## SET PROBLEM:
Return the first line, the line containing "const axisNames = ['x(mm)', 'y (mm)'];", and every line between them, exactly as they stand.
* Begin *
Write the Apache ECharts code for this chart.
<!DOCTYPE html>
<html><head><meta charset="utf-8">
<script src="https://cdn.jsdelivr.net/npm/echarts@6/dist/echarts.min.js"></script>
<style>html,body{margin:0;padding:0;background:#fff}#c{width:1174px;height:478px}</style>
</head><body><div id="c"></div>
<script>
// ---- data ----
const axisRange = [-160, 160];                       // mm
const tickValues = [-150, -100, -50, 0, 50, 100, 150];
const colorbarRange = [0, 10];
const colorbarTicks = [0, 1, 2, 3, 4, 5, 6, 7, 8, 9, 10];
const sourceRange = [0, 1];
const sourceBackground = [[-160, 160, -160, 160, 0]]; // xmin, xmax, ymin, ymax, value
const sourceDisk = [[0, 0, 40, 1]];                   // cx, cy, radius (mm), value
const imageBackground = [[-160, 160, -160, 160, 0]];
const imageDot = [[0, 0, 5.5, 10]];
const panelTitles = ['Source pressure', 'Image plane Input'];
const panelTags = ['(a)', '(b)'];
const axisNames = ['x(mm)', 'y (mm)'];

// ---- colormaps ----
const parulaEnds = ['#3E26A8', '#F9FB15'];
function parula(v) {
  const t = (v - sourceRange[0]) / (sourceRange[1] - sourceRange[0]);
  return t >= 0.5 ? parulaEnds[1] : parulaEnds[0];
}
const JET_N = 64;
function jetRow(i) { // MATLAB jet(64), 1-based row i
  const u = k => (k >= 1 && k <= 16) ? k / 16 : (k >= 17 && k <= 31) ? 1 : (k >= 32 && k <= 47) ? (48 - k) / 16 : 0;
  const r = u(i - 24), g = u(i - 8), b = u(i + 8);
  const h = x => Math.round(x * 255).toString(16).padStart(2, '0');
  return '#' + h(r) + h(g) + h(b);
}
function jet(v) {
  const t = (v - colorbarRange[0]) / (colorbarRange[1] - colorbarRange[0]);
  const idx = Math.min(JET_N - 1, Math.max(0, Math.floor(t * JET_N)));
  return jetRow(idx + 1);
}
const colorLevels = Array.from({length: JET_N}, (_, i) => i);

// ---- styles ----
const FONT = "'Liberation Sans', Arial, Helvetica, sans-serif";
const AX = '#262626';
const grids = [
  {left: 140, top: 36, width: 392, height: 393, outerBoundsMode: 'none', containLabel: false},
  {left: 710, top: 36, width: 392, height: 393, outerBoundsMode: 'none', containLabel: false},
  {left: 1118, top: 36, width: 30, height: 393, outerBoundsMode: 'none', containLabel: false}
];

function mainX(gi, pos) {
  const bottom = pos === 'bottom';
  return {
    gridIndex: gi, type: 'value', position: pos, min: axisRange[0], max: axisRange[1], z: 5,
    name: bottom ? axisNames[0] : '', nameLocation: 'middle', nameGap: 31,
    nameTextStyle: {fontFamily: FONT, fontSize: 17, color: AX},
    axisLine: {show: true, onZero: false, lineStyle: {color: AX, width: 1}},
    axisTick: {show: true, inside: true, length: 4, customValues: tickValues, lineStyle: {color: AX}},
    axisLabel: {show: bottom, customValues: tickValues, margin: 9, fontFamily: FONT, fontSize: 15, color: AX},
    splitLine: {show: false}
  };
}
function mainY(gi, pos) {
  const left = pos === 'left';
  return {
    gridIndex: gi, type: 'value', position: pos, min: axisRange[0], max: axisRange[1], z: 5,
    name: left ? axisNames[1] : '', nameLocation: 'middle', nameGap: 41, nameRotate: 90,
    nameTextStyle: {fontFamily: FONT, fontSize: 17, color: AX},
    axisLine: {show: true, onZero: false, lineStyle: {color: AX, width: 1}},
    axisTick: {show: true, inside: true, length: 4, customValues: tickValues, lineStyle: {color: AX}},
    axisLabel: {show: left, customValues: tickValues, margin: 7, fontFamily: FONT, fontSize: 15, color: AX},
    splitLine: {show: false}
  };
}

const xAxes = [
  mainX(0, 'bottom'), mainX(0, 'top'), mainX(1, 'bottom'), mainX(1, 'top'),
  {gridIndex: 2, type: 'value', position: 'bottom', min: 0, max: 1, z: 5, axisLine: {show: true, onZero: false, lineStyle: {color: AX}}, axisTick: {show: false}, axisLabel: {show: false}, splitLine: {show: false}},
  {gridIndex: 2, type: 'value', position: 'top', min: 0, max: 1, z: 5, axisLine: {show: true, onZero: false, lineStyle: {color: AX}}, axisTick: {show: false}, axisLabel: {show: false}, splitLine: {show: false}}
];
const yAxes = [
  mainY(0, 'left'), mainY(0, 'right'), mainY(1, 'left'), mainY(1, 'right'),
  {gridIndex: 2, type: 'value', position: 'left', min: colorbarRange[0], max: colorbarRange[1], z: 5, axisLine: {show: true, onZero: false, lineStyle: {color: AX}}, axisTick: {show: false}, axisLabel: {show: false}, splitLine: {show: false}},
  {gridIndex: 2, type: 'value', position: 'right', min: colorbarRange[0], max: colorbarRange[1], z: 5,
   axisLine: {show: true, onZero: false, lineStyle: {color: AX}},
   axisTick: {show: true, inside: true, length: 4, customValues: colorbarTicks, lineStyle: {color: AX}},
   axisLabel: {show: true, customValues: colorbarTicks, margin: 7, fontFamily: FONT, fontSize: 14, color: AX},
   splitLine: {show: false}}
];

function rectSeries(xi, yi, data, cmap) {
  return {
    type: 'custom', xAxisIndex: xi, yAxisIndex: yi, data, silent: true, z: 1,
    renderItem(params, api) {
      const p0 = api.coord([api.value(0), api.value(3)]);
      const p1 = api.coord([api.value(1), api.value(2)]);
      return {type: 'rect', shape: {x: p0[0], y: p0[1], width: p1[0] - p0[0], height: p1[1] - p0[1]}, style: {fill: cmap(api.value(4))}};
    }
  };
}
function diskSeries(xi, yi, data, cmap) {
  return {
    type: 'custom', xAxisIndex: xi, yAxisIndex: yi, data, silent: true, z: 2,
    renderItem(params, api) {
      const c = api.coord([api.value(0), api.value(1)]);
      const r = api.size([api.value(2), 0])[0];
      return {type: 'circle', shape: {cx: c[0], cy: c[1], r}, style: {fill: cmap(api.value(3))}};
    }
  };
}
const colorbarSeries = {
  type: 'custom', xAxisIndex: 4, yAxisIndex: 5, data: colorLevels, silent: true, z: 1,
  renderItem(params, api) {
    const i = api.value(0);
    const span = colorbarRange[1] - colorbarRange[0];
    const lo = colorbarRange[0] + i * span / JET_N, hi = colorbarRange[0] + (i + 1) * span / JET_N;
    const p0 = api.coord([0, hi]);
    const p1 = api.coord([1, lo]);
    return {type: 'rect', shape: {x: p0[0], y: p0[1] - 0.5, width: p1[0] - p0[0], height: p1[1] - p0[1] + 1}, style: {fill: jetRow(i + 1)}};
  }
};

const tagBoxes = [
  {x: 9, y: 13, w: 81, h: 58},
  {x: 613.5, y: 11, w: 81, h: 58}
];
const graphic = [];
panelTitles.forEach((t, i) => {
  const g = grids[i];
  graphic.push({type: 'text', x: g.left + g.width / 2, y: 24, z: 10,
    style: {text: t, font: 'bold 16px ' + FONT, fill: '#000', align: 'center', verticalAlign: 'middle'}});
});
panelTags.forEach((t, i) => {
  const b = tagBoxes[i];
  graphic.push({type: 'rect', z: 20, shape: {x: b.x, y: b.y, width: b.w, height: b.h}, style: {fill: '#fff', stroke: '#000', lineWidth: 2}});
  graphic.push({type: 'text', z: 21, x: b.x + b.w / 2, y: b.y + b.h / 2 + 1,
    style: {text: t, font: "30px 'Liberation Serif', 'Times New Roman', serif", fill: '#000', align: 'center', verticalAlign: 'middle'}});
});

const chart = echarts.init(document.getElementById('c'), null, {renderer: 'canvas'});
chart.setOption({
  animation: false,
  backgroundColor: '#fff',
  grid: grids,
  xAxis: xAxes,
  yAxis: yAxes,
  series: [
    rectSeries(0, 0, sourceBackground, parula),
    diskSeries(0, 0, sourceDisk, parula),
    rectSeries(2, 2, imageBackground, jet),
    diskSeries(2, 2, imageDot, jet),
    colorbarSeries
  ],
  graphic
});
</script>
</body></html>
* End *
## FINISHED EXERCISE:
Write the Apache ECharts code for this chart.
<!DOCTYPE html>
<html><head><meta charset="utf-8">
<script src="https://cdn.jsdelivr.net/npm/echarts@6/dist/echarts.min.js"></script>
<style>html,body{margin:0;padding:0;background:#fff}#c{width:1174px;height:478px}</style>
</head><body><div id="c"></div>
<script>
// ---- data ----
const axisRange = [-160, 160];                       // mm
const tickValues = [-150, -100, -50, 0, 50, 100, 150];
const colorbarRange = [0, 10];
const colorbarTicks = [0, 1, 2, 3, 4, 5, 6, 7, 8, 9, 10];
const sourceRange = [0, 1];
const sourceBackground = [[-160, 160, -160, 160, 0]]; // xmin, xmax, ymin, ymax, value
const sourceDisk = [[0, 0, 40, 1]];                   // cx, cy, radius (mm), value
const imageBackground = [[-160, 160, -160, 160, 0]];
const imageDot = [[0, 0, 5.5, 10]];
const panelTitles = ['Source pressure', 'Image plane Input'];
const panelTags = ['(a)', '(b)'];
const axisNames = ['x(mm)', 'y (mm)'];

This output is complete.